#### [Exercise directions]
Select, from the data, each line where "this" occurs.

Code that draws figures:

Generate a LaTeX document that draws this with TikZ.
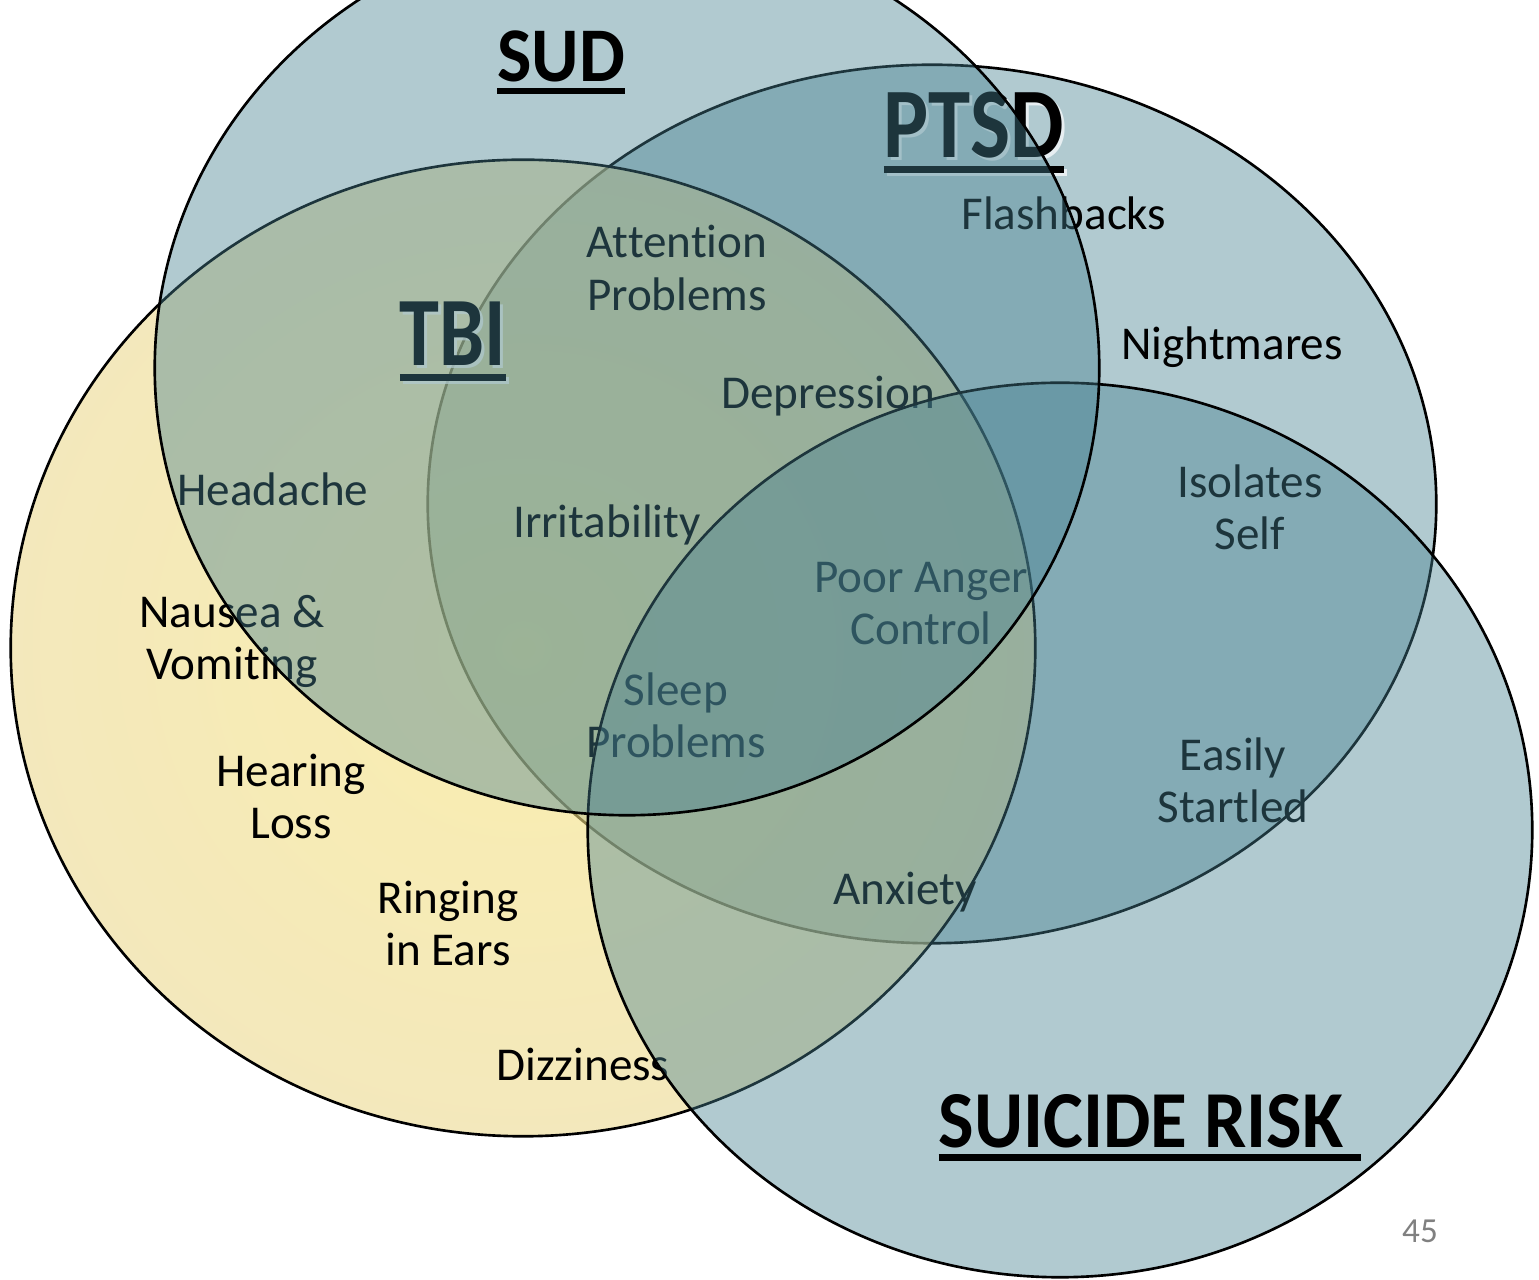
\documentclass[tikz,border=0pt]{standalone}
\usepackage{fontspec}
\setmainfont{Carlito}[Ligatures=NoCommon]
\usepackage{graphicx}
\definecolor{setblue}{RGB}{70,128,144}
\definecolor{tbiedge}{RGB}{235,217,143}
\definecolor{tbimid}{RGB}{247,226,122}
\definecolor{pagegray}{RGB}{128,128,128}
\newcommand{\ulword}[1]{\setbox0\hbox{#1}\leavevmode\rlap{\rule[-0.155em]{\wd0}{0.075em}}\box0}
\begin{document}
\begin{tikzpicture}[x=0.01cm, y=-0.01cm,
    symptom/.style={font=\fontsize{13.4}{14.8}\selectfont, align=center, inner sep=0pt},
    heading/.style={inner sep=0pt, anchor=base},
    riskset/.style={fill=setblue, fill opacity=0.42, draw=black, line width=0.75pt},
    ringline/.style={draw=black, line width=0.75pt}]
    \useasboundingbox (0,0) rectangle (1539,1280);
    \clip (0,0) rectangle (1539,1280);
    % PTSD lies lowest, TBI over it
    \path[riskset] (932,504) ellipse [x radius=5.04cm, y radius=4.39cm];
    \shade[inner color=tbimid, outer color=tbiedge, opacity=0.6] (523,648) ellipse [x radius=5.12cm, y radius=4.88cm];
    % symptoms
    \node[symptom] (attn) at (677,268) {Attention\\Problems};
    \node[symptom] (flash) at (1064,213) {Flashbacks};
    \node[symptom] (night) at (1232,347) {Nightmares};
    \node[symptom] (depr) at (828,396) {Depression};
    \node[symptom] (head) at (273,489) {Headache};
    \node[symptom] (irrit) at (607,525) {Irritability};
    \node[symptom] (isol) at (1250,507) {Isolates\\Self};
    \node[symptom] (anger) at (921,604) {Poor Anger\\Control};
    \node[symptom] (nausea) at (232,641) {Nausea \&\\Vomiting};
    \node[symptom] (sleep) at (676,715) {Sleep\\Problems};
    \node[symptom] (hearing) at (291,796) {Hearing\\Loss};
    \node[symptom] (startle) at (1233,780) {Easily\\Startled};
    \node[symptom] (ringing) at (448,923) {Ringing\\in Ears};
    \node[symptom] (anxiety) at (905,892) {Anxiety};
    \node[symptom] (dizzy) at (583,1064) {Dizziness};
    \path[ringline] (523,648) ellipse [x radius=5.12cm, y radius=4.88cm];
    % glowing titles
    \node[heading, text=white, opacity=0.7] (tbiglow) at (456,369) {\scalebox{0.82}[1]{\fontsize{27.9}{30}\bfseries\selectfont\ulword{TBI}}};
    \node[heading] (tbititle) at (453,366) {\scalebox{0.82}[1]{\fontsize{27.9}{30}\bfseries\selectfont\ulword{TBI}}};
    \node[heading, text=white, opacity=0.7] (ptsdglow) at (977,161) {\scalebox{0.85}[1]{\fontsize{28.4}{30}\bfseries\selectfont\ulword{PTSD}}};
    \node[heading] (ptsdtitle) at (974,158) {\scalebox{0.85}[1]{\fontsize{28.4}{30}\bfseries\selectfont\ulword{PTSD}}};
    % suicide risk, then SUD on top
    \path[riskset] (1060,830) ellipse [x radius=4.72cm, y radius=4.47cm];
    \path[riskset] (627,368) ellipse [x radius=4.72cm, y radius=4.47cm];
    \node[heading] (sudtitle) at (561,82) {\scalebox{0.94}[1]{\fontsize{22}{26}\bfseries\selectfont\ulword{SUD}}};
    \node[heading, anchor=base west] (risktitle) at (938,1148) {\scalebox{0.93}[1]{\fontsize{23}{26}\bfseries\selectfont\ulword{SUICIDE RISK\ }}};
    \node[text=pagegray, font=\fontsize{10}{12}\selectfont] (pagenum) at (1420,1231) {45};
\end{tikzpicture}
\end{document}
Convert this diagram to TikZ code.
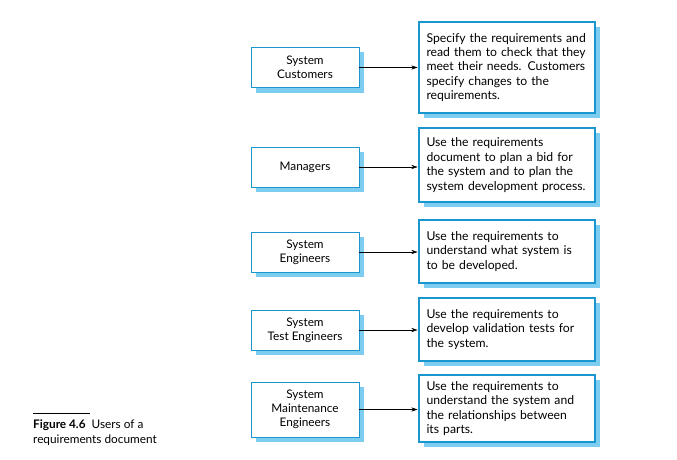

#### [Finished exercise]
Generate a LaTeX document that draws this with TikZ.
Convert this diagram to TikZ code.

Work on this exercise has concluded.